Key Terms in this Chapter
Multimodal Interface: The integration of textual, graphical, video, tactile, speech, and other audio interfaces through the use of mouse, stylus, fingers, keyboard, display, camera, microphone, and/or GPS.
Global Positioning System (GPS): A system that is used to obtain geographical coordinates, which includes a GPS satellite and a GPS receiver.
Speech Synthesis: The artificial production of human speech.

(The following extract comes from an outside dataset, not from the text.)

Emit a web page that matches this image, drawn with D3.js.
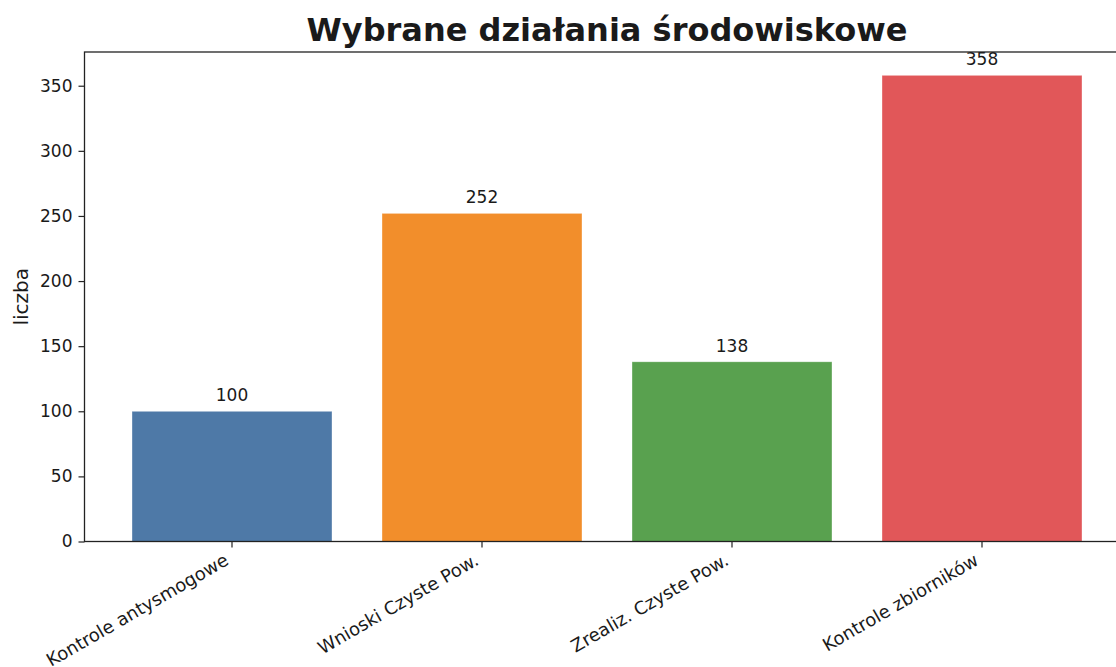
<!DOCTYPE html>
<meta charset="utf-8">
<style>
  body { margin: 0; background: #fff; }
  svg text { font-family: 'DejaVu Sans', sans-serif; fill: #1a1a1a; }
</style>
<script src="https://d3js.org/d3.v7.min.js"></script>
<div id="chart"></div>
<script>

// data
var categories = ["Kontrole antysmogowe", "Wnioski Czyste Pow.", "Zrealiz. Czyste Pow.", "Kontrole zbiorników"];
var values = [100, 252, 138, 358];
var barColors = ["#4e79a7", "#f28e2b", "#59a14f", "#e15759"];
var yTicks = [0, 50, 100, 150, 200, 250, 300, 350];

// figure is a bit wider than the window, so the right spine falls off the edge
var margin = {top: 52, left: 84.5},
    width = 1045,
    height = 489.5;

var svg = d3.select("#chart")
  .append("svg")
    .attr("width", 1116)
    .attr("height", 667);

var g = svg.append("g")
    .attr("transform", "translate(" + margin.left + "," + margin.top + ")");

var x = d3.scaleBand()
  .domain(categories)
  .range([0, width])
  .paddingInner(0.2)
  .paddingOuter(0.19);

var y = d3.scaleLinear()
  .domain([0, d3.max(values) * 1.05])
  .range([height, 0]);

// bars
g.selectAll("rect.bar")
  .data(categories)
  .enter().append("rect")
    .attr("class", "bar")
    .attr("x", function(d) { return x(d); })
    .attr("y", function(d, i) { return y(values[i]); })
    .attr("width", x.bandwidth())
    .attr("height", function(d, i) { return height - y(values[i]); })
    .attr("fill", function(d, i) { return barColors[i]; })
    .attr("stroke", "#fff")
    .attr("stroke-opacity", 0.5)
    .attr("stroke-width", 0.7);

// value labels
g.selectAll("text.val")
  .data(categories)
  .enter().append("text")
    .attr("class", "val")
    .attr("x", function(d) { return x(d) + x.bandwidth() / 2; })
    .attr("y", function(d, i) { return y(values[i]) - 10; })
    .attr("text-anchor", "middle")
    .style("font-size", "17px")
    .text(function(d, i) { return values[i]; });

// axes
var yAxis = g.append("g")
  .call(d3.axisLeft(y).tickValues(yTicks).tickSize(6).tickPadding(6));
yAxis.select(".domain").remove();
yAxis.selectAll("line").attr("stroke", "#222").attr("stroke-width", 1.2);
yAxis.selectAll("text").style("font-size", "17px").attr("fill", "#1a1a1a");

var xAxis = g.append("g")
  .attr("transform", "translate(0," + height + ")")
  .call(d3.axisBottom(x).tickSize(6).tickSizeOuter(0));
xAxis.select(".domain").remove();
xAxis.selectAll("line").attr("stroke", "#222").attr("stroke-width", 1.2);
// rotated like matplotlib ha=right: bottom-right corner of the label sits at the tick x
xAxis.selectAll("text")
  .style("font-size", "18px")
  .attr("fill", "#1a1a1a")
  .attr("text-anchor", "end")
  .attr("x", 0)
  .attr("y", 0)
  .attr("dy", "-0.236em")
  .attr("transform", "translate(0,26) rotate(-30)");

// spines
g.append("rect")
  .attr("x", 0)
  .attr("y", 0)
  .attr("width", width)
  .attr("height", height)
  .attr("fill", "none")
  .attr("stroke", "#222")
  .attr("stroke-width", 1.3);

// title
svg.append("text")
  .attr("x", margin.left + width / 2)
  .attr("y", 41)
  .attr("text-anchor", "middle")
  .style("font-size", "32px")
  .style("font-weight", "bold")
  .attr("fill", "#000")
  .text("Wybrane działania środowiskowe");

// y axis title
svg.append("text")
  .attr("transform", "translate(28," + (margin.top + height / 2) + ") rotate(-90)")
  .attr("text-anchor", "middle")
  .style("font-size", "20px")
  .text("liczba");

</script>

Speech synthesis technology is also called text-to-speech technology in reference to its ability to convert text into speech.
Hidden Markov Model (HMM): A technique, based on a finite state machine that associates probabilities with phonemes, and pairs of phonemes, that is used in speech recognition systems, to determine the likelihood of an expression spoken by a user of that system.
Web Service: A software application identified by a Uniform Resource Indicator (URI) that is defined, described, and discovered using the eXtensible Markup Language (XML) and that supports direct interactions with other software applications using XML-based messages via an Internet protocol.
Location Aware: An application that is based on a particular physical location, as given by geographical coordinates, physical address, zip code, and so forth, that determines the output of the application.
Mobile Device: For the purposes of this chapter, a handheld device, such as a cell phone or personal digital assistant (PDA), that has an embedded computer and that the user can carry around.
Speech Recognition: The process of interpreting human speech for transcription or as a method of interacting with a computer or a mobile device, using a source of speech input, such as a microphone.